Thursday, September 19, 2013

Recovering From A Failed Tape Cartridge

If you have been storing files on a tape cartridge and it starts to exhibit serious I/O errors, you need to act quickly to make sure you don't lose any files.  Luckily, tape cartridges rarely fail, and they usually fail when you first start writing data to them.

You will need to use the Command Line Interface to run most of these steps:

First Step - Run "unmigrate -s /cache -v LABEL -r",   where LABEL is the barcode label of the tape that is getting errors.  This will make sure that all files on the tape that are still on disk are marked as not migrated, so that they will be written to another tape at a later time.  The "-r"  means to "don't recall" the files, so that the tape will not be loaded to get files back.

Second Step - After running the "unmigrate", you should go the the web gui, click on the tape label in question, then select "Display Current Tape Contents".  The popup window that appears will show all the current files that are still on the suspect tape.  Hopefully, this display shows no files.  If it shows no files, you are done and should eject that tape from your tape library and destroy it.

Third Step - If you are at this step, then you have files on the tape that are not fully on disk storage and you need to recover those.  If you have been making second copies ("copy2" tapes), then you can just switch to the second copy for those files and restore them.  If you do not have a second copy, so to the "Try to Recover From Bad Tape" step below.

To switch to the second copy, run "switchmig -s /cache -v LABEL".  This program will make all files that have their primary copy on the tape with barcode LABEL now have their primary copy where ever the second copy was stored.  After "switchmig" completes, run "check_db" to make sure that the database has the new locations.

Fourth Step -  Now that you can recover the files from the second copy, you can elect to just leave things that way, or you can unmigrate all those files that were originally on the bad tape, so that there are two new copies on other tapes.  If you wish to just use the previous second copy as the primary copy now, just stop at this point and the next second copy migration will make another copy of the file.

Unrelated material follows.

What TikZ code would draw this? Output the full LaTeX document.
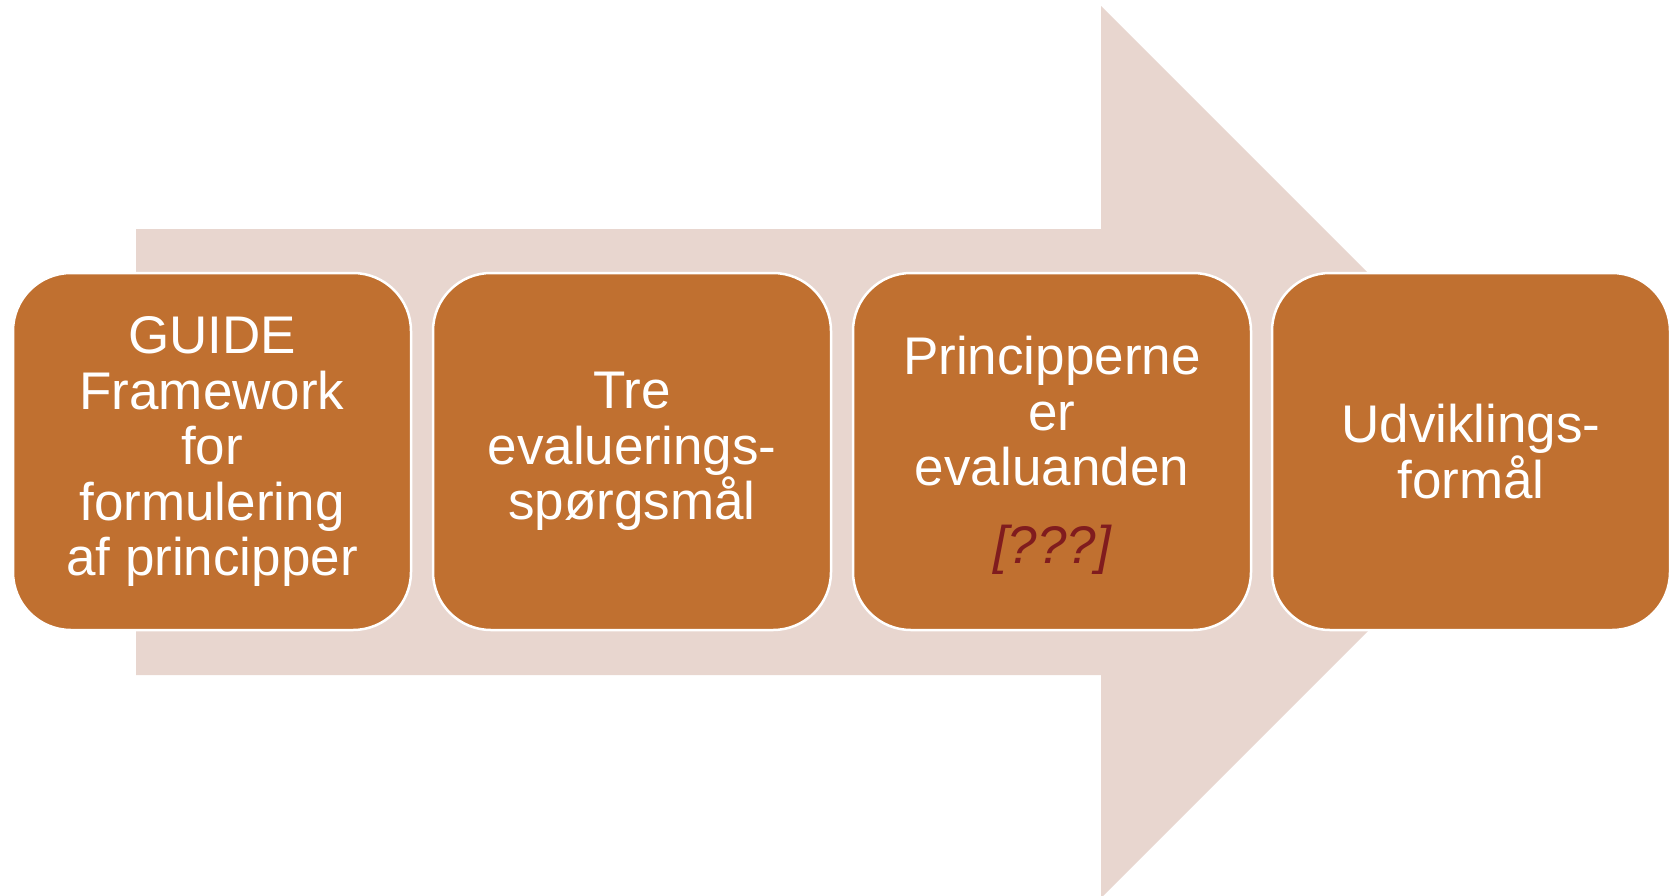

Fifth Step - How to Unmigrate the files from second copy media back to disk. This step is more involved and requires you to use a LinkFile created in /var/tmp.   If you look at a directory listing of /var/tmp, you will see the linkfiles.  Select the linkfile from yesterday,

Try to Recover From Bad Tape Step
The procedure to follow at this point depends on whether the bad tape is a TAR tape or an LTFS tape.  For LTFS tapes, you should follow the LTFS recovery processes detailed by IBM.  For TAR format tapes, you should run "unmigrate -s /cache -w".   This will create a restore process that will recover all files in order, until a serious I/O error occurs.